I have some code that is a job dispatcher and is collating a large amount of data from lots of TCP sockets. This code is a result of an approach to Large number of transient objects - avoiding contention and it largely works with CPU usage down a huge amount and locking not an issue now either.
From time to time my application locks up and the "Channel length" log is the only thing that keeps repeating as data is still coming in from my sockets. However the count remains at 5000 and no downstream processing is taking place.
I think the issue might be a race condition and the line it is possibly getting hung up on is channel <- msg
within the select
of the jobDispatcher
. Trouble is I can't work out how to verify this.
I suspect that as select can take items at random the goroutine is returning and the shutdownChan doesn't have a chance to process. Then data hits inboundFromTCP and it blocks!
Someone might spot something really obviously wrong here. And offer a solution hopefully!?
var MessageQueue = make(chan *trackingPacket_v1, 5000)
func init() {
go jobDispatcher(MessageQueue)
}
func addMessage(trackingPacket *trackingPacket_v1) {
// Send the packet to the buffered queue!
log.Println("Channel length:", len(MessageQueue))
MessageQueue <- trackingPacket
}
func jobDispatcher(inboundFromTCP chan *trackingPacket_v1) {
var channelMap = make(map[string]chan *trackingPacket_v1)
// Channel that listens for the strings that want to exit
shutdownChan := make(chan string)
for {
select {
case msg := <-inboundFromTCP:
log.Println("Got packet", msg.Avr)
channel, ok := channelMap[msg.Avr]
if !ok {
packetChan := make(chan *trackingPacket_v1)

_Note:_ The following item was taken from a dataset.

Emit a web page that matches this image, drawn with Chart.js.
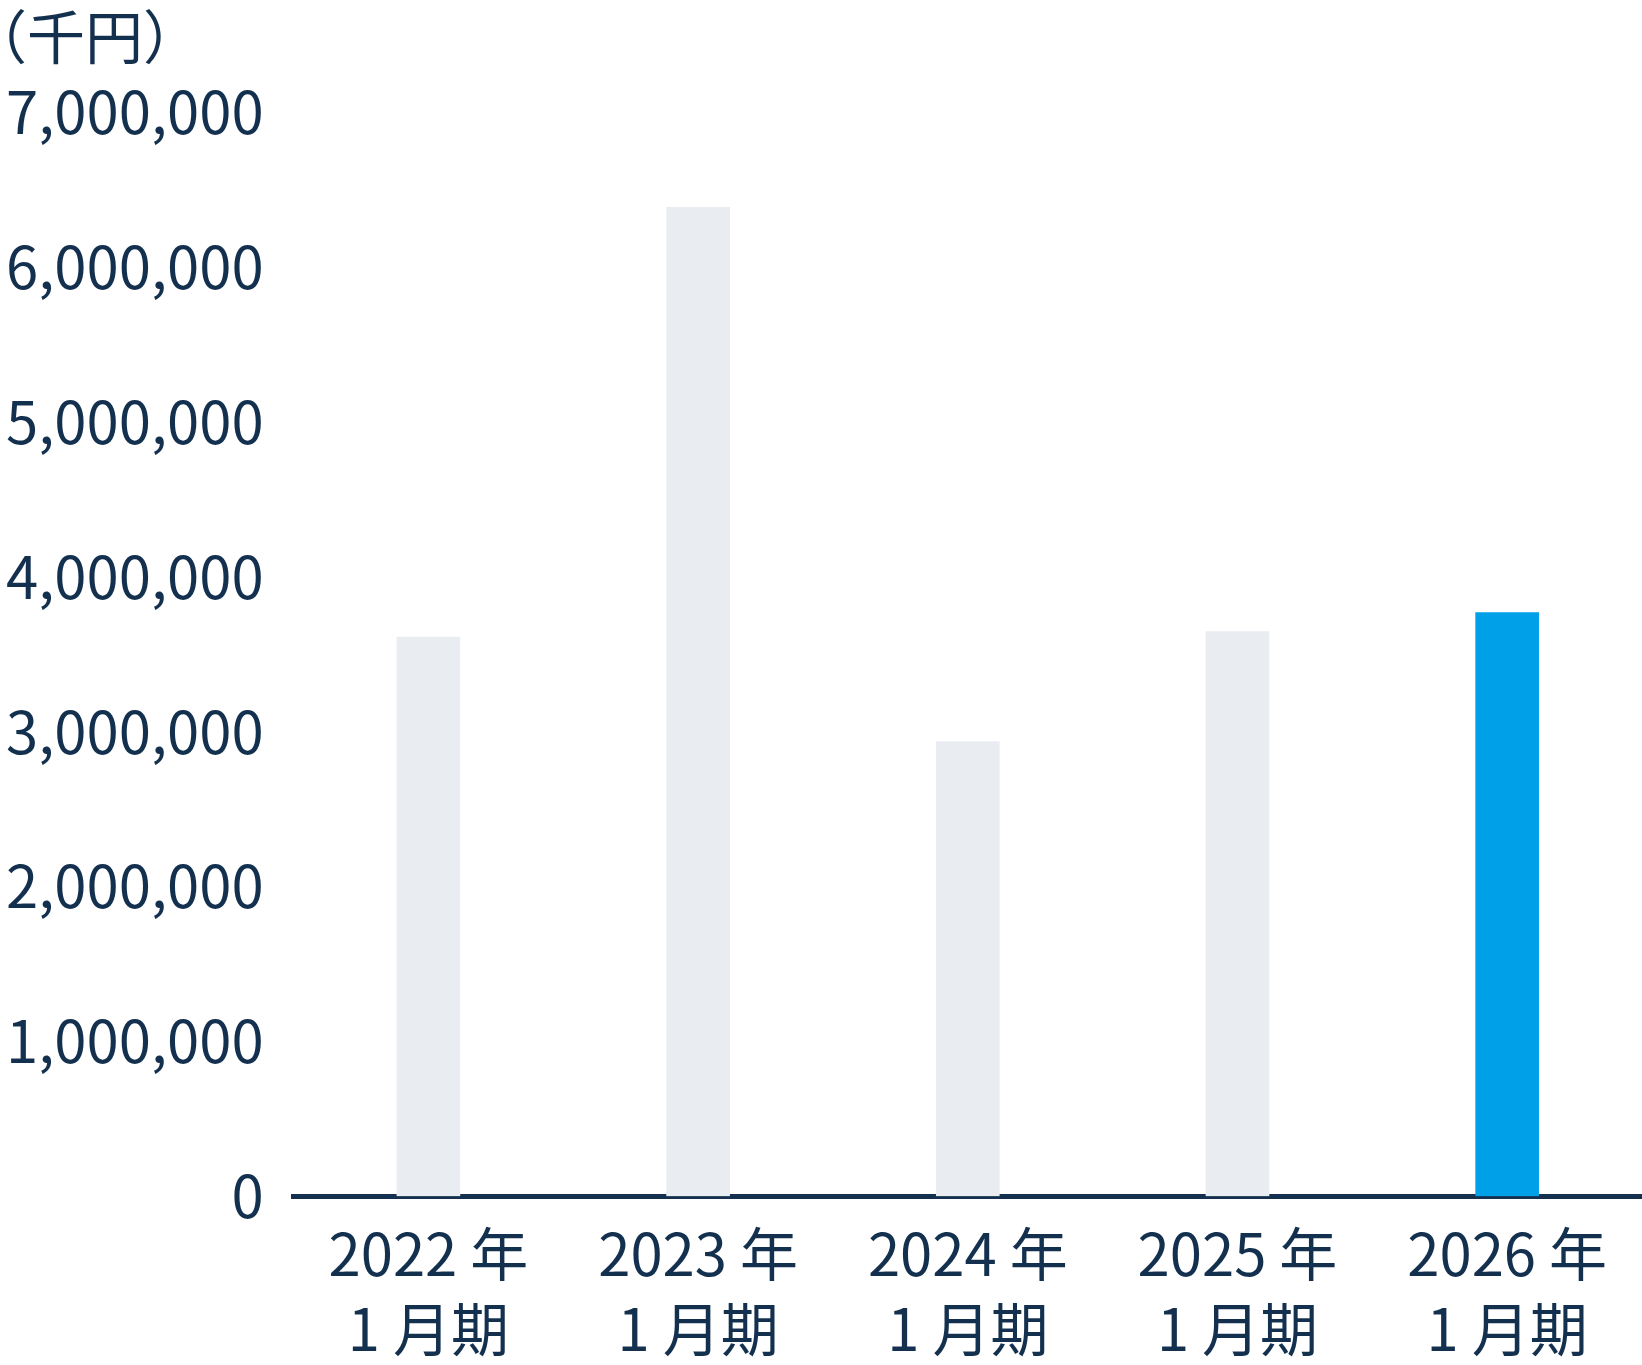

channelMap[msg.Avr] = packetChan
go processPackets(packetChan, shutdownChan, msg.Avr)
packetChan <- msg
continue
}
channel <- msg
case shutdownString := <-shutdownChan:
log.Println("Shutting down:", shutdownString)
channel, ok := channelMap[shutdownString]
if ok {
delete(channelMap, shutdownString)
close(channel)
}
}
}
}
func processPackets(ch chan *trackingPacket_v1, shutdown chan string, id string) {
var messages = []*trackingPacket_v1{}
tickChan := time.NewTicker(time.Second * 1)
defer tickChan.Stop()
hasCheckedData := false
for {
select {
case msg := <-ch:
log.Println("Got a messages for", id)
messages = append(messages, msg)
hasCheckedData = false
case <-tickChan.C:
messages = cullChanMessages(messages)
if len(messages) == 0 {
messages = nil
shutdown <- id
return
}
// No point running checking when packets have not changed!!

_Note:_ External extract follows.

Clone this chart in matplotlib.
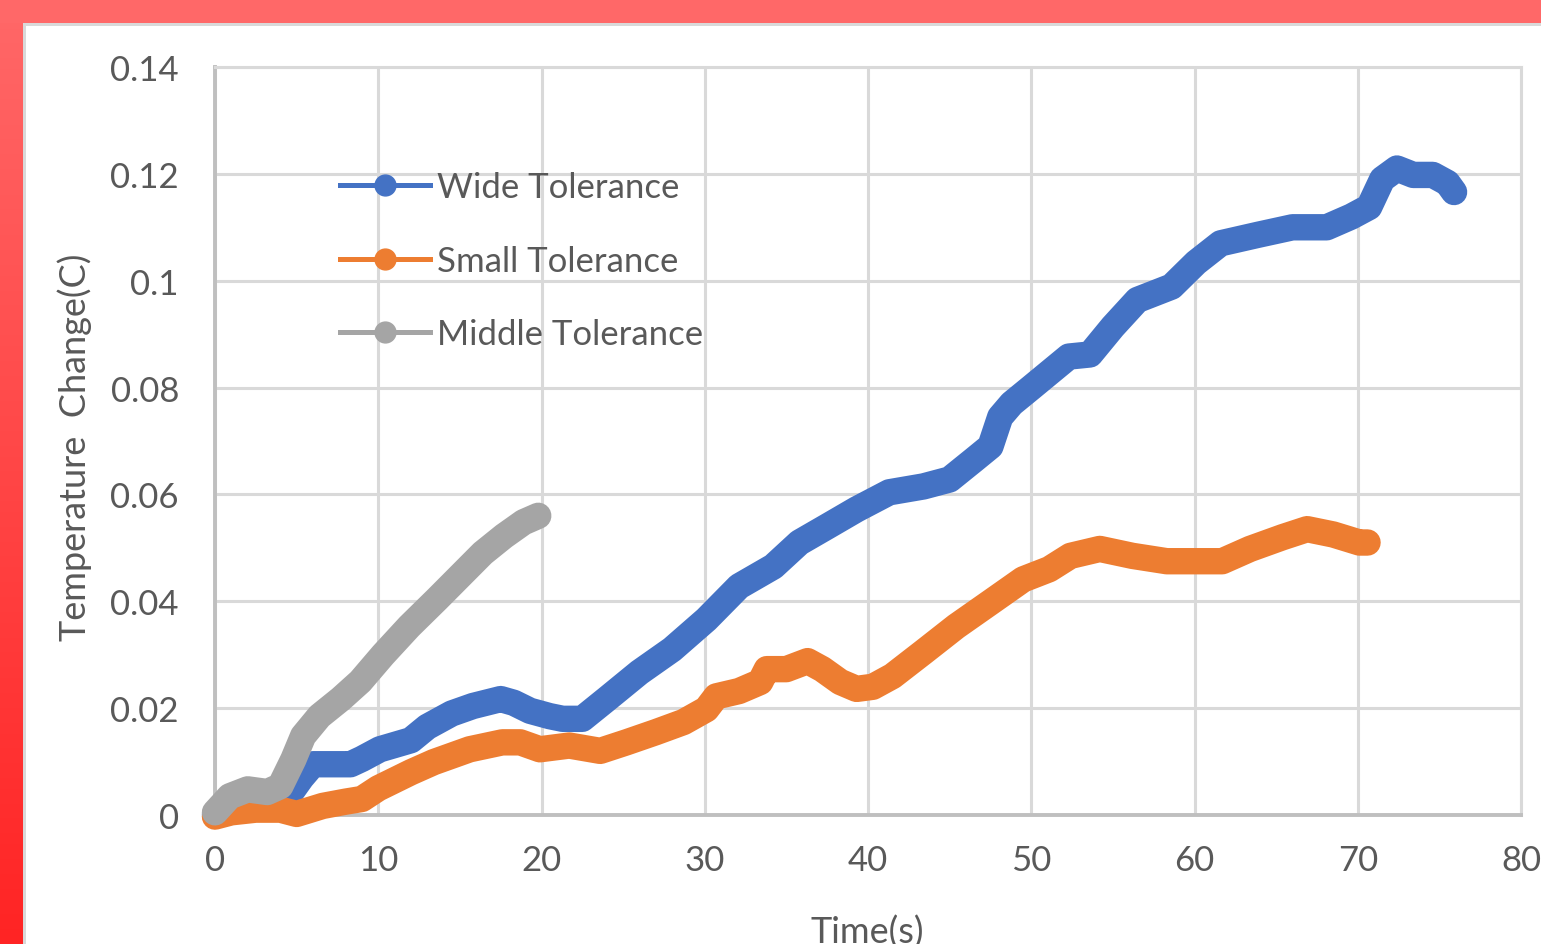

if hasCheckedData == false {
processMLATCandidatesFromChan(messages)
hasCheckedData = true
}
case <-time.After(time.Duration(time.Second * 60)):
log.Println("This channel has been around for 60 seconds which is too much, kill it")
messages = nil
shutdown <- id
return
}
}
}
Update 01/20/16
I tried to rework with the channelMap
as a global with some mutex locking but it ended up deadlocking still.

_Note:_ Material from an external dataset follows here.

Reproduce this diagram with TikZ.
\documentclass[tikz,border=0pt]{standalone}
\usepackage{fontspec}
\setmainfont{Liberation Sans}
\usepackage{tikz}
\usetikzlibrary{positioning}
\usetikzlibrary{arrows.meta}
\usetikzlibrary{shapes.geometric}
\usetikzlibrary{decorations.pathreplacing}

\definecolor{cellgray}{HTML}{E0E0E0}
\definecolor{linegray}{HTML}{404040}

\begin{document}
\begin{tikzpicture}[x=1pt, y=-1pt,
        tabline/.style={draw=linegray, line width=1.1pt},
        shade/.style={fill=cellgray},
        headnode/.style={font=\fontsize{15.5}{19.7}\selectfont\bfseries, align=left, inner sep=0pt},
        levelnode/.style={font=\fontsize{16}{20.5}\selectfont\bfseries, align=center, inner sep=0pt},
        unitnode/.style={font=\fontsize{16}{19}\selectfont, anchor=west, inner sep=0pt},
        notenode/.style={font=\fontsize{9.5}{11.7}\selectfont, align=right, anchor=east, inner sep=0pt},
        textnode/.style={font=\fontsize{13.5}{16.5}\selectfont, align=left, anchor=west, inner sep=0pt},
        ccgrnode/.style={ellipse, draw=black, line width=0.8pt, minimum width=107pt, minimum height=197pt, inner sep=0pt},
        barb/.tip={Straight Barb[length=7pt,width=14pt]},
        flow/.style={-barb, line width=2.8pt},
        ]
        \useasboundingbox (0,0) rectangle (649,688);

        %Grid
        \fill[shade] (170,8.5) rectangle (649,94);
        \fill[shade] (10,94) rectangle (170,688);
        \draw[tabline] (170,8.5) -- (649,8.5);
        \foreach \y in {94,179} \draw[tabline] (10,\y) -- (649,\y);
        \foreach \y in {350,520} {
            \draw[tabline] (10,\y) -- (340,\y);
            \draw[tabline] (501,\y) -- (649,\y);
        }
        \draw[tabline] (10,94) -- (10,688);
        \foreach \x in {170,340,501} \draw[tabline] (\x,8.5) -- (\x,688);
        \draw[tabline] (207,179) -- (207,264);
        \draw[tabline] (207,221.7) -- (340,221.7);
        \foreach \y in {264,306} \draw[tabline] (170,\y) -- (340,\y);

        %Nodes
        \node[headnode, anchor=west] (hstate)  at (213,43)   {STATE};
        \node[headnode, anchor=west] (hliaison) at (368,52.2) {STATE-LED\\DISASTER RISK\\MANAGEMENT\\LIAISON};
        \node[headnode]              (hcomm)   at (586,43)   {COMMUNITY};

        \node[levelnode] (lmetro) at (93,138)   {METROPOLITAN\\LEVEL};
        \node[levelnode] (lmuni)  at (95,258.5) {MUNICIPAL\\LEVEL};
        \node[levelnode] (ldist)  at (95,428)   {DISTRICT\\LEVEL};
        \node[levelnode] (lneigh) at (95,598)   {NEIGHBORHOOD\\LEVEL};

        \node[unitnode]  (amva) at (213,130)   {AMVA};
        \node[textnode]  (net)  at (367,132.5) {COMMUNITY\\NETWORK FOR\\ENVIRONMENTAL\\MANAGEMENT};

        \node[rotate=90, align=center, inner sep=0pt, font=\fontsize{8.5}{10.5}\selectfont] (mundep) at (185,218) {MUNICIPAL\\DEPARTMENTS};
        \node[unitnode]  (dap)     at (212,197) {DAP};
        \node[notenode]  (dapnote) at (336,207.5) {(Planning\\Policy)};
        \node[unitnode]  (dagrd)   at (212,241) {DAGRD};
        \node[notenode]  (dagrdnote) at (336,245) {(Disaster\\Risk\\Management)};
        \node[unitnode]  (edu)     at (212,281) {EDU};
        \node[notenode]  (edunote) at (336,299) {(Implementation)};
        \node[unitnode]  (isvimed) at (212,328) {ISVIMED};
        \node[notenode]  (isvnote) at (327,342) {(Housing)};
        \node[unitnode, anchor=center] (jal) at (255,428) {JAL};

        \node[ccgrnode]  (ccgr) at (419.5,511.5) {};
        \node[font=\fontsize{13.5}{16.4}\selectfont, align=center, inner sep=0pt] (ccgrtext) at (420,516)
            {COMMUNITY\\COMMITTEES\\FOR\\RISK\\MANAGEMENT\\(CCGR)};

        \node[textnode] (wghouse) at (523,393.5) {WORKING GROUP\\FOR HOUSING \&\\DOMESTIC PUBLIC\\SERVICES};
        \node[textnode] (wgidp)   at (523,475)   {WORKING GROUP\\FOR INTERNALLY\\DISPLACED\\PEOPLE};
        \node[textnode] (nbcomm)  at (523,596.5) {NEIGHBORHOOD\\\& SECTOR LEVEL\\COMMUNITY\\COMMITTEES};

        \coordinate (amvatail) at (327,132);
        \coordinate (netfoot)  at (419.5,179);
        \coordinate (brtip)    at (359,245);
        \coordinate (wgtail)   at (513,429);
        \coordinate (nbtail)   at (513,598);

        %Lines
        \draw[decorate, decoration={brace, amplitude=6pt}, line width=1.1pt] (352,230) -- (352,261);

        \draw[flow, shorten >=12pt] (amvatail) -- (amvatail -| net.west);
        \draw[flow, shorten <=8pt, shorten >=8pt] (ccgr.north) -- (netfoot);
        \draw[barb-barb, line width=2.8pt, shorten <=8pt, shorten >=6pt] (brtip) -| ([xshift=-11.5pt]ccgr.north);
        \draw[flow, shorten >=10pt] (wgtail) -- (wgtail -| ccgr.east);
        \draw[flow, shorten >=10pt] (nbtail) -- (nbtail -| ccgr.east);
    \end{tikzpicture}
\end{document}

Slightly tweaked the code, still locks but I don't see how this one does!! https://play.golang.org/p/PGpISU4XBJ
Update 01/21/17 After some recommendations I put this into a standalone working example so people can see. https://play.golang.org/p/88zT7hBLeD
It is a long running process so will need running locally on a machine as the playground kills it. Hopefully this will help get to the bottom of it!